Chocolate brand Pure Heavenly has secured an investment of £75,000 from Peter Jones, after an appearance on the BBC's hit television programme, Dragon's Den.
Salisbury-based Stephen Conway, founder of Pure Heavenly, initially sought an investment of £75,000 from the Dragons in exchange for 7.5% share of the business, valuing the business at a million Pounds.
Tej Lalvani praised the product, while Deborah Meaden suggested it would ideally suit the American palate (read into that what you will).
But the biggest praise came from Peter Jones, who claimed he hadn't tasted chocolate as good as the bars from Pure Heavenly in "a long time."
Jones made an offer for 20% of the business, which was matched by Lalvani and Meaden. Sara Davies declined to make an offer, citing that industry expertise from the other Dragons would be incredibly valuable. Theo Paphitis declined too.
Conway tried to haggle Jones, Lalvani, and Meaden to drop their share to 15% once the Dragons had received their investment back, a deal that Meaden described as "counter-intuitive". Peter Jones agreed to drop to a 15% stake but only if he makes £100,000 return on his investment within 18 months, an incentive Conway instantly agreed to.
Founded by Stephen Conway in 2017, Pure Heavenly set about creating a chocolate bar made with less sugar, that is suitable for people with dairy intolerances, and that is kinder to our planet.

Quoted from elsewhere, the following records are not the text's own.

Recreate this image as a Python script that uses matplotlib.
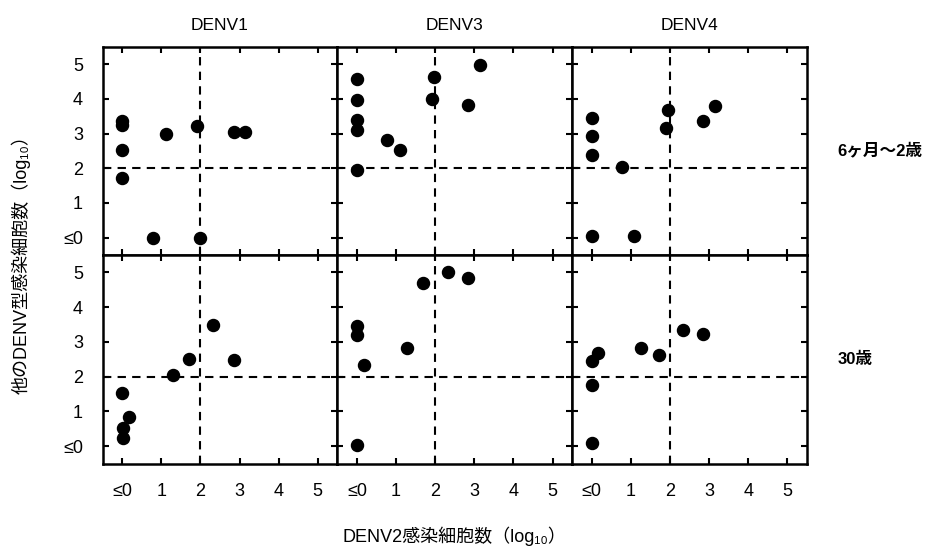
import numpy as np
import matplotlib
matplotlib.use("Agg")
import matplotlib.pyplot as plt

plt.rcParams['font.family'] = ['Liberation Sans', 'Noto Sans CJK JP', 'DejaVu Sans']

# ---- datos (log10), x = DENV2, y = otro serotipo ----
col_titles = ["DENV1", "DENV3", "DENV4"]
row_titles = ["6ヶ月〜2歳", "30歳"]

# fila 1: 6 meses - 2 anos
d1_top_x = [0, 0, 0, 0, 1.11, 1.91, 2.85, 3.15, 0.79, 2.0]
d1_top_y = [3.35, 3.25, 2.52, 1.72, 3.0, 3.23, 3.03, 3.03, 0.0, 0.0]
d3_top_x = [0, 0, 0, 0, 0, 0.78, 1.11, 1.96, 1.91, 2.84, 3.14]
d3_top_y = [4.57, 3.97, 3.40, 3.09, 1.94, 2.82, 2.52, 4.64, 3.99, 3.81, 4.96]
d4_top_x = [0, 0, 0, 0, 0.77, 1.08, 1.95, 1.89, 2.83, 3.16]
d4_top_y = [3.45, 2.93, 2.37, 0.05, 2.03, 0.05, 3.67, 3.16, 3.37, 3.80]

# fila 2: 30 anos
d1_bot_x = [0, 0.18, 0.02, 0.02, 1.30, 1.72, 2.33, 2.85]
d1_bot_y = [1.53, 0.85, 0.53, 0.24, 2.05, 2.51, 3.50, 2.49]
d3_bot_x = [0, 0, 0.17, 0, 1.28, 1.69, 2.32, 2.83]
d3_bot_y = [3.45, 3.19, 2.35, 0.03, 2.82, 4.69, 5.0, 4.83]
d4_bot_x = [0, 0.17, 0, 0, 1.27, 1.71, 2.34, 2.85]
d4_bot_y = [2.45, 2.68, 1.76, 0.08, 2.82, 2.61, 3.35, 3.23]

panels = [
    [(d1_top_x, d1_top_y), (d3_top_x, d3_top_y), (d4_top_x, d4_top_y)],
    [(d1_bot_x, d1_bot_y), (d3_bot_x, d3_bot_y), (d4_bot_x, d4_bot_y)],
]

ticks = [0, 1, 2, 3, 4, 5]
tick_labels = ["≤0", "1", "2", "3", "4", "5"]

fig, axes = plt.subplots(2, 3, figsize=(9.41, 5.53), dpi=100)
fig.subplots_adjust(left=0.109, right=0.8576, top=0.9156, bottom=0.1618,
                    wspace=0, hspace=0)

for r in range(2):
    for c in range(3):
        ax = axes[r, c]
        xs, ys = panels[r][c]
        ax.scatter(xs, ys, s=75, color='black', zorder=3)
        ax.axvline(2, color='black', ls=(0, (4, 3)), lw=1.5)
        ax.axhline(2, color='black', ls=(0, (4, 3)), lw=1.5)
        ax.set_xlim(-0.5, 5.5)
        ax.set_ylim(-0.5, 5.5)
        ax.set_xticks(ticks)
        ax.set_yticks(ticks)
        ax.tick_params(direction='in', length=4, width=1.5,
                       top=True, right=True, labelsize=13)
        ax.tick_params(axis='x', pad=14)
        ax.tick_params(axis='y', pad=14)
        if r == 1:
            ax.set_xticklabels(tick_labels)
        else:
            ax.set_xticklabels([])
        if c == 0:
            ax.set_yticklabels(tick_labels)
        else:
            ax.set_yticklabels([])
        for sp in ax.spines.values():
            sp.set_linewidth(1.8)
        if r == 0:
            ax.set_title(col_titles[c], fontsize=12.5, pad=12)
        if c == 2:
            ax.text(1.13, 0.5, row_titles[r], transform=ax.transAxes,
                    fontsize=12, fontweight='bold', va='center', ha='left')

fig.text(0.022, 0.53, "他のDENV型感染細胞数（log₁₀）", rotation=90,
         fontsize=13, ha='center', va='center')
fig.text(0.483, 0.03, "DENV2感染細胞数（log₁₀）",
         fontsize=13, ha='center', va='center')

plt.savefig("out.png", dpi=100)
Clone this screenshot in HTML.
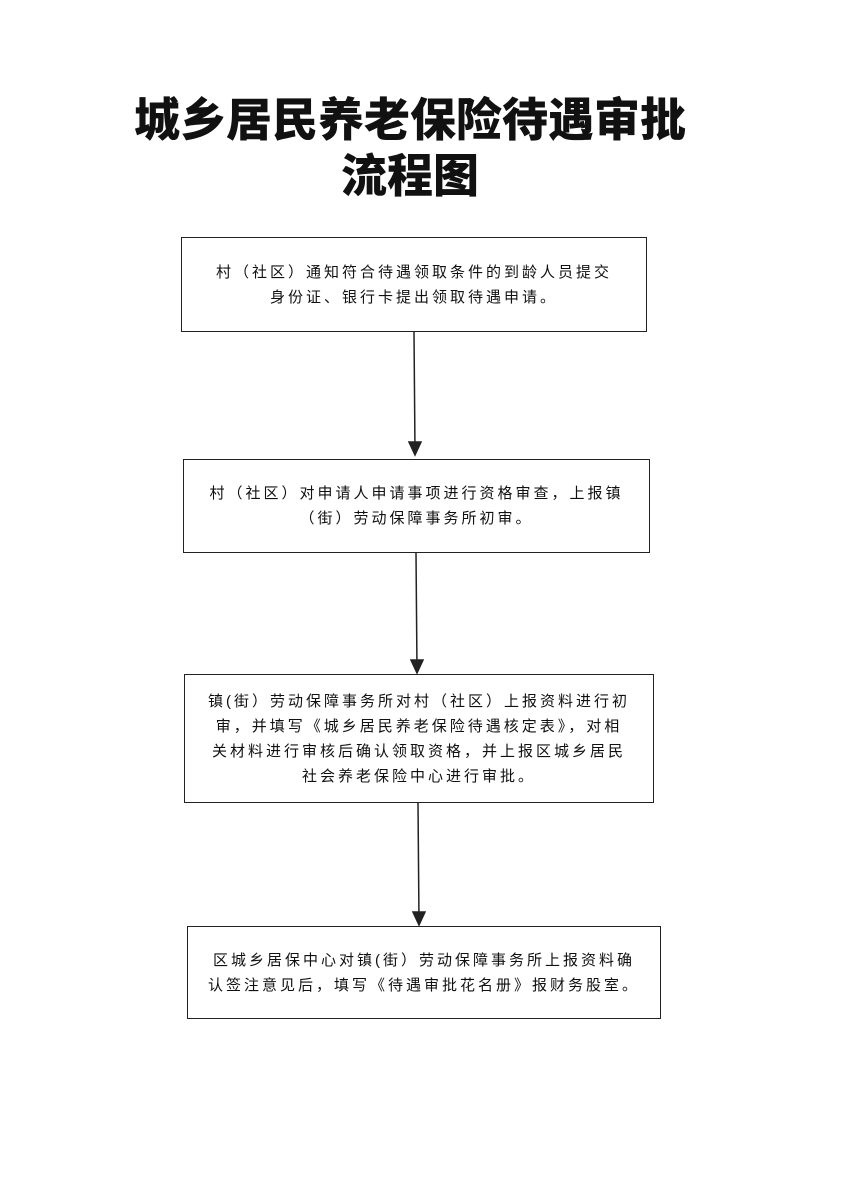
<!DOCTYPE html>
<html><head><meta charset="utf-8"><style>
body{margin:0;width:848px;height:1200px;background:#fff;position:relative;overflow:hidden;font-family:"Liberation Sans","Noto Sans CJK SC",sans-serif;color:#111}
.t{position:absolute;left:0;width:820px;text-align:center;font-weight:900;font-size:46px;letter-spacing:0px;line-height:56px}
.b{position:absolute;border:1.5px solid #222;box-sizing:border-box;display:flex;align-items:center;justify-content:center;text-align:center;font-size:15px;letter-spacing:3px;line-height:25px;padding:0 8px}
</style></head><body>
<div class="t" style="top:92px">城乡居民养老保险待遇审批</div>
<div class="t" style="top:148px">流程图</div>
<div class="b" style="left:181px;top:237px;width:466px;height:95px">村（社区）通知符合待遇领取条件的到龄人员提交<br>身份证、银行卡提出领取待遇申请。</div>
<div class="b" style="left:183px;top:459px;width:467px;height:94px">村（社区）对申请人申请事项进行资格审查，上报镇<br>（街）劳动保障事务所初审。</div>
<div class="b" style="left:184px;top:674px;width:470px;height:129px">镇(街）劳动保障事务所对村（社区）上报资料进行初<br>审，并填写《城乡居民养老保险待遇核定表》，对相<br>关材料进行审核后确认领取资格，并上报区城乡居民<br>社会养老保险中心进行审批。</div>
<div class="b" style="left:187px;top:926px;width:474px;height:93px">区城乡居保中心对镇(街）劳动保障事务所上报资料确<br>认签注意见后，填写《待遇审批花名册》报财务股室。</div>
<svg width="848" height="1200" style="position:absolute;left:0;top:0">
<g stroke="#222" stroke-width="1.5" fill="#222">
<line x1="414" y1="332" x2="415" y2="452"/><polygon points="409,442 415,455 421,442"/>
<line x1="416" y1="553" x2="417" y2="670"/><polygon points="411,660 417,673 423,660"/>
<line x1="418" y1="803" x2="419" y2="922"/><polygon points="413,912 419,925 425,912"/>
</g></svg>
</body></html>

The result was a vegan plant-based recipe that was free from dairy, gluten, wheat, soy, and GMO ingredients. It's also free from palm oil, and "contains less than 4% sugar" according to Conway. He also revealed the company has a following of slimming and dieting customers.
To date, the brand has sold its products itself via its own website. I featured Pure Heavenly in my roundup of handy chocolate subscription services in the UK.
The 85g bars cost £3.50 online while the mini 25g bars retail for £1.30. Flavours include Salted Caramel, Mint, Coconut, Raspberry, and Coffee.
Despite making over £500,000 in sales in the first year, the company lost £180,000 due to production and quality issues.
While the Metro remarks that some members of the Great British public aren't convinced by a pricey chocolate bar that is free from so many things, the fact that the website has struggled to keep up with demand since the programme aired suggests there are many people who want to give the bars a go. In fact, such is the response, the website now temporarily lists all products as out of stock.
This investment opens up the opportunity to build a larger distribution network so you may well see Pure Heavenly bars in shops across the country in the not too distant future. Conway hopes to see the bars on the shelves in the likes of Waitrose, Harvey Nichols, Selfridges, and Harrods soon.
UPDATE: Pure Heavenly has since confirmed that it decided not to peruse the investment. The company cited "clauses that felt uncomfortable" as the reason it did not sign the contract. Stephen Conway confirmed that the brand secured a staggering 8 months' worth of orders in the two weeks following the airing of the Dragon's Den episode.